> [Directions]: Without further comment, state how many lines in the listing below contain the word "this".

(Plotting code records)
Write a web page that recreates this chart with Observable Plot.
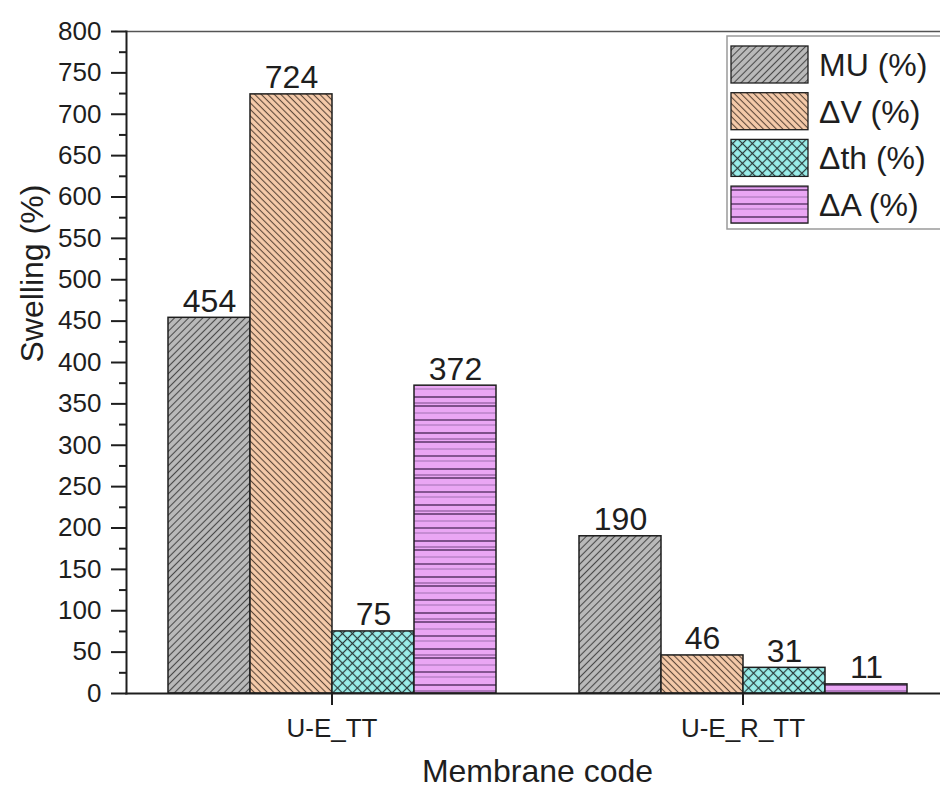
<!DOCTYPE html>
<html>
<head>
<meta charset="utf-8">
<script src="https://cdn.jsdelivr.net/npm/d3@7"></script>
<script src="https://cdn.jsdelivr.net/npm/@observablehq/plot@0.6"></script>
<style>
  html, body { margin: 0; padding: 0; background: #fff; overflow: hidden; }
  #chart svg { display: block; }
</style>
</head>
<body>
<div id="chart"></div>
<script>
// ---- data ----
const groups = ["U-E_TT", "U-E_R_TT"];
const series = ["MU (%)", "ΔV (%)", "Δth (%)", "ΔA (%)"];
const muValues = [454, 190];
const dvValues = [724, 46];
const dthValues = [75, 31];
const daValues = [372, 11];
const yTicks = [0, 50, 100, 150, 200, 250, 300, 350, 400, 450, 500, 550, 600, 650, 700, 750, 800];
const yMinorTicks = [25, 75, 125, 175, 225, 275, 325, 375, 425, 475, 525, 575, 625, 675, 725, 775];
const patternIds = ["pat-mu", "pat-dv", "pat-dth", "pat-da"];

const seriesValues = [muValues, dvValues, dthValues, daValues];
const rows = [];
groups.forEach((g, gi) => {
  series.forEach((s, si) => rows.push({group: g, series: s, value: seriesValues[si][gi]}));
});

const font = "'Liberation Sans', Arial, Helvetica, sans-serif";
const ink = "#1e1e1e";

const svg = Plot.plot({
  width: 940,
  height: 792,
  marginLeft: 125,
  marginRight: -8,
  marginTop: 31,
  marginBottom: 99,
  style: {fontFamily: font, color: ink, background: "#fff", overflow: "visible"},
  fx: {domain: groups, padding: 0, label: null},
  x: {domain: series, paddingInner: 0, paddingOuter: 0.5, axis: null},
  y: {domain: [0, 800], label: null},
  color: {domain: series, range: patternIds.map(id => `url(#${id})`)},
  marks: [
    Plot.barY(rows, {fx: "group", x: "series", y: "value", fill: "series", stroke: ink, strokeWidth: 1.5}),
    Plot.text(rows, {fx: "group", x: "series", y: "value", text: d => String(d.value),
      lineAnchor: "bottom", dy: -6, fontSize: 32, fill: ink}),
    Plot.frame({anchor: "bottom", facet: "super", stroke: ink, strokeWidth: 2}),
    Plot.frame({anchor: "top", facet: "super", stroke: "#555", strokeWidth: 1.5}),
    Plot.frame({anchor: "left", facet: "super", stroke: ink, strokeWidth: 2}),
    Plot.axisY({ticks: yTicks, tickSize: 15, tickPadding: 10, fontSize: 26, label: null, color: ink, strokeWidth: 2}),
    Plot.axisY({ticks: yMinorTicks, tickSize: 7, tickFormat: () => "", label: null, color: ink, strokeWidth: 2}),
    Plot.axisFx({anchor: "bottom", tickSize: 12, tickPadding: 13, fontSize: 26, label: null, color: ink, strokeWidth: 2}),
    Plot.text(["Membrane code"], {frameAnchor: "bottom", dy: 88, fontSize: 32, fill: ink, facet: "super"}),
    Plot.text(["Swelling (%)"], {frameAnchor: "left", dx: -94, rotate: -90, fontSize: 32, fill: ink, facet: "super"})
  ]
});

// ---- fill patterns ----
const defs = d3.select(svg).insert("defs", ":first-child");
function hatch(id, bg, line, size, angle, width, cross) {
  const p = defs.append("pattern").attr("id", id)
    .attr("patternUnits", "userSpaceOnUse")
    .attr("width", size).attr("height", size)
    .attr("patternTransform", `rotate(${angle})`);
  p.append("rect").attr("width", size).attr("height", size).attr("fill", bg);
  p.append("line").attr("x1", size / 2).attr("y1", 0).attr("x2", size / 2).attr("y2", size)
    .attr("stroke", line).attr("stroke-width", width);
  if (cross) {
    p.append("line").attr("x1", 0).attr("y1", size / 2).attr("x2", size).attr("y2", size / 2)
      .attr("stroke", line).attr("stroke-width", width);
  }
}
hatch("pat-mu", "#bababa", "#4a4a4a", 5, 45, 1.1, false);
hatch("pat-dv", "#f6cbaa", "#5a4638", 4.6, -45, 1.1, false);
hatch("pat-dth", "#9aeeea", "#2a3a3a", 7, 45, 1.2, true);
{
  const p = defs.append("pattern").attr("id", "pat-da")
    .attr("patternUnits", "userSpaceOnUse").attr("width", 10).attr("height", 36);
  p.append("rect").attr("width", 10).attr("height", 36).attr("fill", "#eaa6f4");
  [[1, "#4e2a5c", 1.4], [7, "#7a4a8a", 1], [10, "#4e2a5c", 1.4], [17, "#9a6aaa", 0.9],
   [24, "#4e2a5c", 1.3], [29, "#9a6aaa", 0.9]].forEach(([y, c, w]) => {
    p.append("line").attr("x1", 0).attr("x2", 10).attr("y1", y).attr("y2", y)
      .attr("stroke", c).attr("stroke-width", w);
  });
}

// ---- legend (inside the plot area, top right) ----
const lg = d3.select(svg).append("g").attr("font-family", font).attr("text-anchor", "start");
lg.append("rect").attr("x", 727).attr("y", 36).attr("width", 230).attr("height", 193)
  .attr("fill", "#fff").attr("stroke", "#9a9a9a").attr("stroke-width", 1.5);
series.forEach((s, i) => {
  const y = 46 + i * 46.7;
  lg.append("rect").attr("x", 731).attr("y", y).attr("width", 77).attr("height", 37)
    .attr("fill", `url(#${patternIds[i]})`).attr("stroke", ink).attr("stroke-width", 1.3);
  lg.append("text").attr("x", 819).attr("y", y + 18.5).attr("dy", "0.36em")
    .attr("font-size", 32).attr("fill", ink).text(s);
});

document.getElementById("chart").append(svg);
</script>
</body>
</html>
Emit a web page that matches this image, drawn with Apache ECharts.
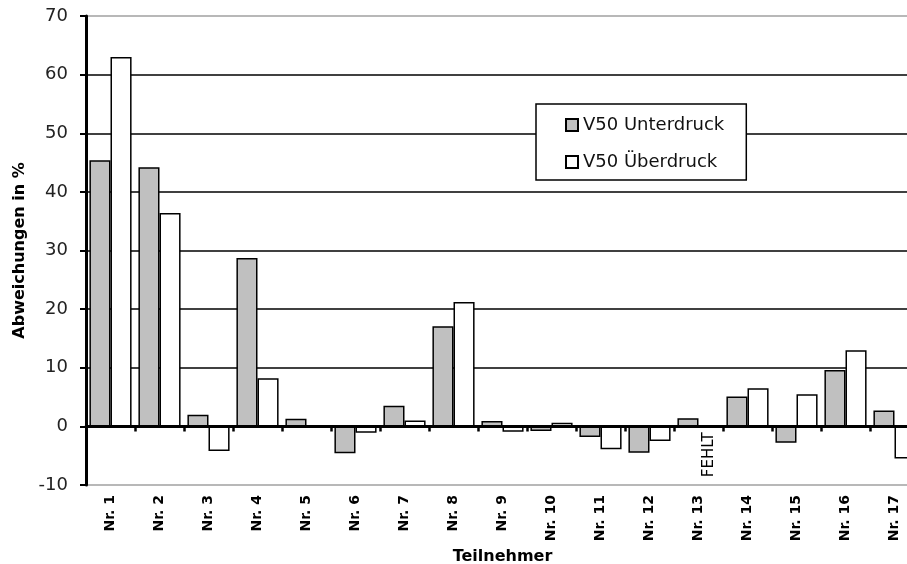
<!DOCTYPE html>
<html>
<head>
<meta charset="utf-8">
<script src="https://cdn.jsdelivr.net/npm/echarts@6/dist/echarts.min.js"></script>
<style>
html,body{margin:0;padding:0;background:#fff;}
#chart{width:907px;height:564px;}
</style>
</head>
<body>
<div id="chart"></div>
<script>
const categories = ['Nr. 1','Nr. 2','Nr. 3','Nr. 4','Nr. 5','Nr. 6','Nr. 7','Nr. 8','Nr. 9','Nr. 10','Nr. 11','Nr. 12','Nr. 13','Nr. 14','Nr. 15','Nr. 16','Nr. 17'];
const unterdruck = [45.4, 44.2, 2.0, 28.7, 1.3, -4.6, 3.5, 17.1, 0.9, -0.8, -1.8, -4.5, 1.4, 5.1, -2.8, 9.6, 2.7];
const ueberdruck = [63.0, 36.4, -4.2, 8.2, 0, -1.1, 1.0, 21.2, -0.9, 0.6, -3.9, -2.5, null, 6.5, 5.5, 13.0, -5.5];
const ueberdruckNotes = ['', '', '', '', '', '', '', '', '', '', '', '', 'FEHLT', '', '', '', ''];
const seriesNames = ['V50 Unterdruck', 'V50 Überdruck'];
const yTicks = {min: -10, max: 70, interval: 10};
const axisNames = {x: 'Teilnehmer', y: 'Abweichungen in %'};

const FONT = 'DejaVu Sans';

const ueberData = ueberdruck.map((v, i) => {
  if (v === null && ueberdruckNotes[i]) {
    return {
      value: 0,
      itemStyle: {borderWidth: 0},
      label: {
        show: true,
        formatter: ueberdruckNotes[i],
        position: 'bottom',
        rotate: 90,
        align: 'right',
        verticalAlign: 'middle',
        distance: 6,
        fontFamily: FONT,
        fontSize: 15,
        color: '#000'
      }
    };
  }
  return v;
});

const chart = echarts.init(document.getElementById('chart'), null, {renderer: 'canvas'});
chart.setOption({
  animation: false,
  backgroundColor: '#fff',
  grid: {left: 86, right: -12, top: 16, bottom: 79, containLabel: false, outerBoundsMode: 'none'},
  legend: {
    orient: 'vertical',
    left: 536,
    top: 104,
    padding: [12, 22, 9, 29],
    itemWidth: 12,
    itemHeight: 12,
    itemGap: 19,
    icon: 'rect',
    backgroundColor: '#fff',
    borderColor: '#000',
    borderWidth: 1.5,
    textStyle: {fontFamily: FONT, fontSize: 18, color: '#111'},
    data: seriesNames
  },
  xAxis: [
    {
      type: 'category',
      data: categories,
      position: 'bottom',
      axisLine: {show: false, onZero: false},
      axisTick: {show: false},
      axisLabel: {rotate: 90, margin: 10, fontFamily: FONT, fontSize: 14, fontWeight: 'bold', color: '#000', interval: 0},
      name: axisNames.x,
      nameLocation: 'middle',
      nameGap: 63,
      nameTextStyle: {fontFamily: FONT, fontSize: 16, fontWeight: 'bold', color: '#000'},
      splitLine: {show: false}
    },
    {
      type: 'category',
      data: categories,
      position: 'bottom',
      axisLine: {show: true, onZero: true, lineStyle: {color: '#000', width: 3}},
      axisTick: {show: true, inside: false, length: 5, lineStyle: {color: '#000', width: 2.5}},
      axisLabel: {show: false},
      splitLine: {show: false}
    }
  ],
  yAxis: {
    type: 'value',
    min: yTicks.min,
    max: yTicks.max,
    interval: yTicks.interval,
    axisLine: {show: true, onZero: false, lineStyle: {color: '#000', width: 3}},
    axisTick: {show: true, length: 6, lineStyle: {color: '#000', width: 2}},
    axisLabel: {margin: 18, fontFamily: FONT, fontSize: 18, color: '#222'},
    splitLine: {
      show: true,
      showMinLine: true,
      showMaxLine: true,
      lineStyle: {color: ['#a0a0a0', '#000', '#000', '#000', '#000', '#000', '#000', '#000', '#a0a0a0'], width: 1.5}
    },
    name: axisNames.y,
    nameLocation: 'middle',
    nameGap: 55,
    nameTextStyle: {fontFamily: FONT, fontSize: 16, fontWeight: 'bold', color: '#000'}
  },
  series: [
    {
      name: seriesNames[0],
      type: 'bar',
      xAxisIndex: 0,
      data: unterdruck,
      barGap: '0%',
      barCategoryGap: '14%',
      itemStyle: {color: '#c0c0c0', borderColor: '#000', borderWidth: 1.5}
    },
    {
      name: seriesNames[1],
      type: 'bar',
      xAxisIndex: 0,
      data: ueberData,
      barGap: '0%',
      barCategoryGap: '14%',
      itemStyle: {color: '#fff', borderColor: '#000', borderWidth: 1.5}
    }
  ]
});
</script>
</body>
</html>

---

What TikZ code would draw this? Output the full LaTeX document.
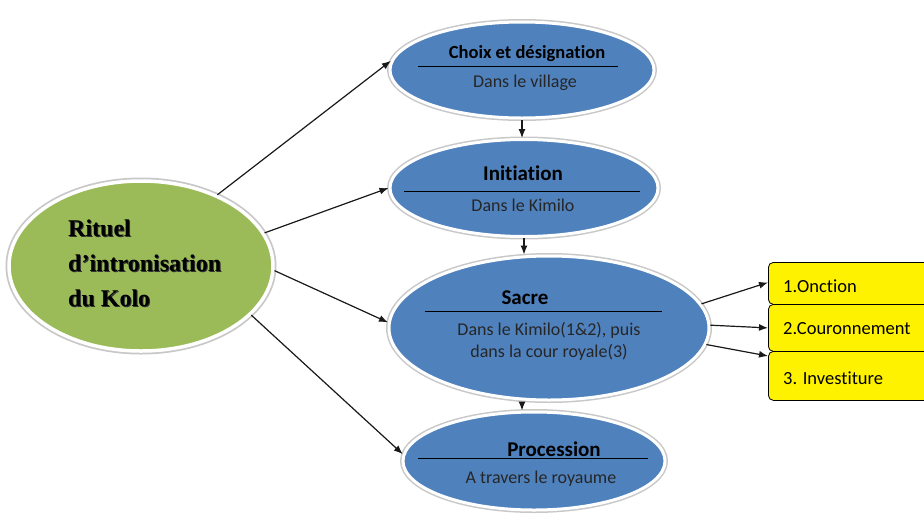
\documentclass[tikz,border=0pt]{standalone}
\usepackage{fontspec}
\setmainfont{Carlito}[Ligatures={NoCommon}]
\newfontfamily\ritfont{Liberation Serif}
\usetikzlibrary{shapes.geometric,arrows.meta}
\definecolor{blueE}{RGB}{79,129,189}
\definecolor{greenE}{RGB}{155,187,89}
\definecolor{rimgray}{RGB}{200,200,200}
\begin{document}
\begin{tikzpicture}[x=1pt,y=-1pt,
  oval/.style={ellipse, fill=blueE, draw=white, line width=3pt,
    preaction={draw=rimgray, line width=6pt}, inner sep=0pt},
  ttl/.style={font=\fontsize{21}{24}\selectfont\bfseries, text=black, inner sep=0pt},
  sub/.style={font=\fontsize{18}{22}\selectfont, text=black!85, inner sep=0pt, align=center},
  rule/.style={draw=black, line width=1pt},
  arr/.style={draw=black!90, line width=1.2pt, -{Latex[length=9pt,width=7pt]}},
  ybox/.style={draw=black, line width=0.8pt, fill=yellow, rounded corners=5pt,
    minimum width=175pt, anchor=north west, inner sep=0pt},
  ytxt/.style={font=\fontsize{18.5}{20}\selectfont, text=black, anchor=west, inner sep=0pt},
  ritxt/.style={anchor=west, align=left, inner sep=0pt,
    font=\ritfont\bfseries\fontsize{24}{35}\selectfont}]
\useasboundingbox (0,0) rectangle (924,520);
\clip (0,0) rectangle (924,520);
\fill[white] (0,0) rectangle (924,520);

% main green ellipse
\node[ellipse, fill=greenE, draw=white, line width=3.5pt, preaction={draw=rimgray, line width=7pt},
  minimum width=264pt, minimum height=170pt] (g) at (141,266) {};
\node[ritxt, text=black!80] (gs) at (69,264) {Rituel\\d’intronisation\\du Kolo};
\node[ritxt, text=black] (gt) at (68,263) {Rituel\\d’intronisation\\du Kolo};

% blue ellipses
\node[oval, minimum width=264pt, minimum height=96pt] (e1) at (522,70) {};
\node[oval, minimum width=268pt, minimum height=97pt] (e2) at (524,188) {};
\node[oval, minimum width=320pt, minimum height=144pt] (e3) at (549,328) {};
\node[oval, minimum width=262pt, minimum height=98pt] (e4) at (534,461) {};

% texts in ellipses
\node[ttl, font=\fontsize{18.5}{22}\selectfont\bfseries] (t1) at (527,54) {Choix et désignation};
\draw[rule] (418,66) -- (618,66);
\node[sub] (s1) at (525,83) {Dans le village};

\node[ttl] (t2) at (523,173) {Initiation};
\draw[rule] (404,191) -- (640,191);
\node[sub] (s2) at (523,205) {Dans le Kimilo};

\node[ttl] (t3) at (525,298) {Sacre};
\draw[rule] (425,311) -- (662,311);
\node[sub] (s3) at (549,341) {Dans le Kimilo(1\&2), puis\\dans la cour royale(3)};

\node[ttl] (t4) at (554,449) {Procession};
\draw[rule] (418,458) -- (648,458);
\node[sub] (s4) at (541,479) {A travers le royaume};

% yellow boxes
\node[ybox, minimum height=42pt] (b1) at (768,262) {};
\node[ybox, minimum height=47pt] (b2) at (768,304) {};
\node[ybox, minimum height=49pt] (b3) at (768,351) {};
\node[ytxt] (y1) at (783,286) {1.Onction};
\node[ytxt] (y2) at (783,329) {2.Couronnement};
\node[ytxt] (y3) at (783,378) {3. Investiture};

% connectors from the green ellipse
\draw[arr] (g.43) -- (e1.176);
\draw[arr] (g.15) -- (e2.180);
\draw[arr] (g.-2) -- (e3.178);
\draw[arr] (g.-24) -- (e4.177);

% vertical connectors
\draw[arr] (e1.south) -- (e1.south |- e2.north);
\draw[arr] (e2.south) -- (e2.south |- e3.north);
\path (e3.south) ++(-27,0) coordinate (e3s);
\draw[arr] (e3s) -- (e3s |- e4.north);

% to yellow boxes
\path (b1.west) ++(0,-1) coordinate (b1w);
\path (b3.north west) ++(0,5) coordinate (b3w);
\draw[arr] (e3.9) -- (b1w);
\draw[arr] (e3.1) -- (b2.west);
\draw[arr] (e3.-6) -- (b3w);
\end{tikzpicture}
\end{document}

> [Reply]: 3